Luckily for Pippo, Emiliano Mondonico took a gamble and signed Inzaghi for Atalanta in the summer of 1996. Neither club nor player looked back with regret. Inzaghi scored a stunning 24 goals in 33 games in Bergamo as Atalanta finished 10th. He ended the campaign as Serie A’s Capocannoniere, winning the Young Player of the Year award and earning his first Italian cap in a friendly with Brazil at the end of the season, shortly before completing a transfer to reigning champions Juventus in July 1997. If his spell in Bergamo had finally shown the talent lurking within the striker, then it was his transfer to Turin that really established Inzaghi as a top class performer. Teaming up with Alessandro Del Piero and Zinedine Zidane in Marcello Lippi’s exciting team, Pippo quickly became a favourite with the Bianconeri fans, often providing the ruthless finishes to the slick moves started by the imperious duo of the Italian and the Frenchman.
Juventus won the title in 1997/98, the year of Mark Iuliano’s infamous ‘foul’ on Ronaldo, but there was to be disappointment in Europe as the Bianconeri lost their second consecutive Champions League final, this time to Predrag Mijatovic’s goal for Real Madrid in Amsterdam. Pippo scored his first goal for Italy during the same season, striking in a 2-2 friendly draw with Spain.

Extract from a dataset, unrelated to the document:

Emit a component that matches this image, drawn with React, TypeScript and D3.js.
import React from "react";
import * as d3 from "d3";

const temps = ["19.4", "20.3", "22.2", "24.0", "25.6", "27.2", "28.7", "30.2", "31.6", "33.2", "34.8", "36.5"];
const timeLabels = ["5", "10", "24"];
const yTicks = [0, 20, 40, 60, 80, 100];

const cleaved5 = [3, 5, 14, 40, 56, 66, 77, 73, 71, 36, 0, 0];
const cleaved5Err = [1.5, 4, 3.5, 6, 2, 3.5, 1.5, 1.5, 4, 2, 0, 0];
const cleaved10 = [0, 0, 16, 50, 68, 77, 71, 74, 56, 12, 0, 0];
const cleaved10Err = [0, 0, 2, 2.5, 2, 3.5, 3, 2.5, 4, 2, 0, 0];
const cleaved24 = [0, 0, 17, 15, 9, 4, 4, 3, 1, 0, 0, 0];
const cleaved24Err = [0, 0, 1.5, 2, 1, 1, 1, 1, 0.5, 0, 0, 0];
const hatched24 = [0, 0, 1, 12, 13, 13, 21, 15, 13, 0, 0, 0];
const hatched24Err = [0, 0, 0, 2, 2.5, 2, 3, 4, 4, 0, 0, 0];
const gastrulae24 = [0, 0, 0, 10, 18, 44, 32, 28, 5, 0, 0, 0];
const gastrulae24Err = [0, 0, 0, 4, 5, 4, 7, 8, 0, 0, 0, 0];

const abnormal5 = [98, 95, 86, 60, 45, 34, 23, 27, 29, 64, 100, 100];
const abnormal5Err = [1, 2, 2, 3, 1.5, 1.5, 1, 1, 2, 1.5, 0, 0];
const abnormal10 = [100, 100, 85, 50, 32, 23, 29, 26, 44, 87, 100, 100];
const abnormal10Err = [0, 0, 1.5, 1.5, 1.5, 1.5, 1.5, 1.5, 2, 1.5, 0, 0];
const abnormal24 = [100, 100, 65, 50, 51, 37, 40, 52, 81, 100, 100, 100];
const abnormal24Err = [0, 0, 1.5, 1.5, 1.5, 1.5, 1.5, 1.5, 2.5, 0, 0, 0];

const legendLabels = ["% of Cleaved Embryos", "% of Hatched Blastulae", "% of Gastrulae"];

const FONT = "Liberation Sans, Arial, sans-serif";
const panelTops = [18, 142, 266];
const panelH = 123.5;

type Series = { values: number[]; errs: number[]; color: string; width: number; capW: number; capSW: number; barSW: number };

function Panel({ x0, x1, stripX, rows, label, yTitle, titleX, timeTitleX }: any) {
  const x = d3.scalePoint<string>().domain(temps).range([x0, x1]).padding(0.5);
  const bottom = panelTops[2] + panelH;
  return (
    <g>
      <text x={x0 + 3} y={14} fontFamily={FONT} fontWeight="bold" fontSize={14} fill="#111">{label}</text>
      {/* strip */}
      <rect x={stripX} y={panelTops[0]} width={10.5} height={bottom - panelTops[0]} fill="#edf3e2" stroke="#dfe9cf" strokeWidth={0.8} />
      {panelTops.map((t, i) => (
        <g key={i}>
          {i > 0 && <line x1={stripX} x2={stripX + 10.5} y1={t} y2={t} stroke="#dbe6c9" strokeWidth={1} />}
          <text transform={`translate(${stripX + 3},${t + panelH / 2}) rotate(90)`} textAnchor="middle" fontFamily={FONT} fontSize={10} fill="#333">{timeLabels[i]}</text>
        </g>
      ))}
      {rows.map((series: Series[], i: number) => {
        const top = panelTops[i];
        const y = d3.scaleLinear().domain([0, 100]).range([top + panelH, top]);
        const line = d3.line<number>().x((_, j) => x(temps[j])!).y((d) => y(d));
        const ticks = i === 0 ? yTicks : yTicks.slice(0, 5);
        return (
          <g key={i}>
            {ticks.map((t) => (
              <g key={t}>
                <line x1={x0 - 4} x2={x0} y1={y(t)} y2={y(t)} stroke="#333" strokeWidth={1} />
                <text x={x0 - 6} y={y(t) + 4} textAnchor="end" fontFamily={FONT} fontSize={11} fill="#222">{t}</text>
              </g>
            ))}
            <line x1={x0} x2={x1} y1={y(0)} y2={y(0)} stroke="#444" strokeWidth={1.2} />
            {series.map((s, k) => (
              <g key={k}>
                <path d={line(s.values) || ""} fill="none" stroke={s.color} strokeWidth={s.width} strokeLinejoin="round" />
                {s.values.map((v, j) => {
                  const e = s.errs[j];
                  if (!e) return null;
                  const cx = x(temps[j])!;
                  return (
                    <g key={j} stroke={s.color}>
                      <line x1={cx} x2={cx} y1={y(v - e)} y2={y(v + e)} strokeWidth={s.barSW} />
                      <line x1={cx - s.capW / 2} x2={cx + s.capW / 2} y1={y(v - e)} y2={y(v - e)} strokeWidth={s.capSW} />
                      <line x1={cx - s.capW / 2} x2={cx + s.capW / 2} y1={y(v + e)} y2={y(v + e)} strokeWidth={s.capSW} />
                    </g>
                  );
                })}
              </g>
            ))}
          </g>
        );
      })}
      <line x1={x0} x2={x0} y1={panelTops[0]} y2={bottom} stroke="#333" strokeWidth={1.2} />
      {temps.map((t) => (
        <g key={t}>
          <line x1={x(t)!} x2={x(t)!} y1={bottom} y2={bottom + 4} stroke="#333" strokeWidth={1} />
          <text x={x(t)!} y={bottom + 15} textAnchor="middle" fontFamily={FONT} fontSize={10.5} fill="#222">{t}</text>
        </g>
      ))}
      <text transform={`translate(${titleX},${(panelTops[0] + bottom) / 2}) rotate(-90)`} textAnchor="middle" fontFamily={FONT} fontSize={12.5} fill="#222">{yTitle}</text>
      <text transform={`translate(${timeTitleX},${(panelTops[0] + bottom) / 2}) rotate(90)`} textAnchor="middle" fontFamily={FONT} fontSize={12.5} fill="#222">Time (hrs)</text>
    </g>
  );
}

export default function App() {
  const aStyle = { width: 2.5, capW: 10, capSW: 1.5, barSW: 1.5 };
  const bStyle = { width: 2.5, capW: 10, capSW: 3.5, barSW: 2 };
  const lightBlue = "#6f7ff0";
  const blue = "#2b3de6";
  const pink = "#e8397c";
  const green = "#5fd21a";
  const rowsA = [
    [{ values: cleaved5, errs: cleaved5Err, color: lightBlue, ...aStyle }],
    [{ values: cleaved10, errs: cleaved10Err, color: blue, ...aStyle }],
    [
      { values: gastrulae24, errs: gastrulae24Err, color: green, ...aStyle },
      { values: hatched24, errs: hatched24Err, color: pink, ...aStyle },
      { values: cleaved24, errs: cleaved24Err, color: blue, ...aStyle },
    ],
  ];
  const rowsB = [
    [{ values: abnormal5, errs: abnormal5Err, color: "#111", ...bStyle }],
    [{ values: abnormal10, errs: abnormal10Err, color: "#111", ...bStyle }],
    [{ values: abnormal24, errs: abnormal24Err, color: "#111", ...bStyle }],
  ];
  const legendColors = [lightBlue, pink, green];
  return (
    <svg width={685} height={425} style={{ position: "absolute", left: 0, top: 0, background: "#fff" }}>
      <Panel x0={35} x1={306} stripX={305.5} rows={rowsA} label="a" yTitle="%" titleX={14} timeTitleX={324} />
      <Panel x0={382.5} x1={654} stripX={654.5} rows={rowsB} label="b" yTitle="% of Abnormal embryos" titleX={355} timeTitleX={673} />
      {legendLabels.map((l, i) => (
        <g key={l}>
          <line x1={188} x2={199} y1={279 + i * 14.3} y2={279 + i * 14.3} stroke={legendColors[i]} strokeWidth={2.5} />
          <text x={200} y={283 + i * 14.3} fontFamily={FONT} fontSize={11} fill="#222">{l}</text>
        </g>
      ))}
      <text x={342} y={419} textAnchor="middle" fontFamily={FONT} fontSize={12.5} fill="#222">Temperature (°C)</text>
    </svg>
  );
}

The following campaign was a disappointing one by comparison, as Juve finished sixth and lost to Manchester United in the Champions League, despite two goals from Inzaghi. Lippi exited, signalling the arrival of a man who would prove a pivotal figure in Pippo’s career, even though it didn’t seem like it at the time. Carlo Ancelotti breezed into the Delle Alpi, and into a storm on the final day of the season as Lazio, now featuring Pippo’s brother Simone in the squad, won the title whilst Juve were splashing around on a sodden pitch in Perugia, losing 1-0. That summer saw competition for places increase with the signing of David Trezeguet, the French striker who was fresh from breaking Italian hearts with the Euro 2000 winning golden goal in Rotterdam, and Pippo now found himself on the fringes of the first team.

After 57 goals in 120 Serie A appearances for Juve, he now needed a new challenge, and when Milan brought in Fatih Terim in 2001, he sanctioned the £17m purchase of the forward. Quite how Inzaghi would have felt five months later when Terim was replaced by Ancelotti, the manager who preferred Trezeguet to the Italian in his final season at Juventus, is an intruiging question, but after recovering from a knee injury, Inzaghi was the preferred partner for new golden boy Andriy Shevchenko, dislodging big money arrival Javi Moreno from the starting line-up. Ancelotti would guide Milan to fourth place and Champions League qualification, which would prove to be vital for the following campaign.

The 2002/03 European Cup, Milan’s sixth, was won on penalties in Manchester as Inzaghi played the entire 120 minutes in the goalless draw against his former employers Juve. Now established in both the Milan side and with the Azzurri, Pippo scored his first goals for the national team in two-and-a-half years with a hat-trick against Wales in a European Championships qualifier in September 2003, and he went on to provide goalscoring backup for Shevchenko as Milan romped away with the 2003/04 Serie A title, finishing a massive 11 points ahead of closest challengers Roma.

The following two years were decimated by injury for Inzaghi – he missed the run to the Champions League final and eventual disappointment at the hands of Liverpool, with the likes of Hernan Crespo and Jon Dahl Tomasson taking over from him and partnering Shevchenko. The 2005/06 season was one of gradual improvement for Inzaghi, who scored 12 times in 22 matches as he began to regain full fitness. If anything, this was when his natural goalscoring abilities shone brightest, as his body let him down it was his brain that frequently got him into goalscoring positions. Alex Ferguson’s well-publicised comment that the striker was ‘born in an offside position’ is obviously viewed as a criticism, but it highlights how Inzaghi is always alert and waiting for a chance on goal. If he is offside 9 times out of 10, the one time he isn’t offside will be the time that he punishes the defending team.

He was part of Lippi’s 2006 World Cup winning squad, playing one match in the group stages and, typically, scoring a goal, but the undoubted highlight of his career came on the night of May 23, 2007 in Athens. Amid the backdrop of the Calciopoli scandal, Milan had battled their way into the Champions League final, and their determination to win it was only intensified by their opponents, Liverpool, who so stunningly snatched the cup from their grasp two years previously. Pippo struck twice as Milan exacted their revenge, beating the Reds 2-1 to win their seventh European Cup. “When I think about all my goals,” he said recently, “I think the best ever was Athens, I can’t think of any other. It was the second goal in Athens, because it was a beautiful ball from Kaka and I managed to go around the goalkeeper (Pepe Reina). It was a difficult goal as it was a tight angle.”

That night in Athens confirmed Inzaghi as a Milan legend, if indeed it needed confirming, and the following years have brought even more goals for the forward. At the time of writing Inzaghi sits eighth in Milan’s all-time goalscoring list on 105 strikes, with the top five easily within his sights.

The natural born goalscorer is an odd phenomenon in world football. They might not add much to a team’s overall play, but once in front of goal these players come alive and can prove their importance to a team. In a glittering seventeen year professional career littered with trophies and great memories, Filippo Inzaghi has proved it more than most.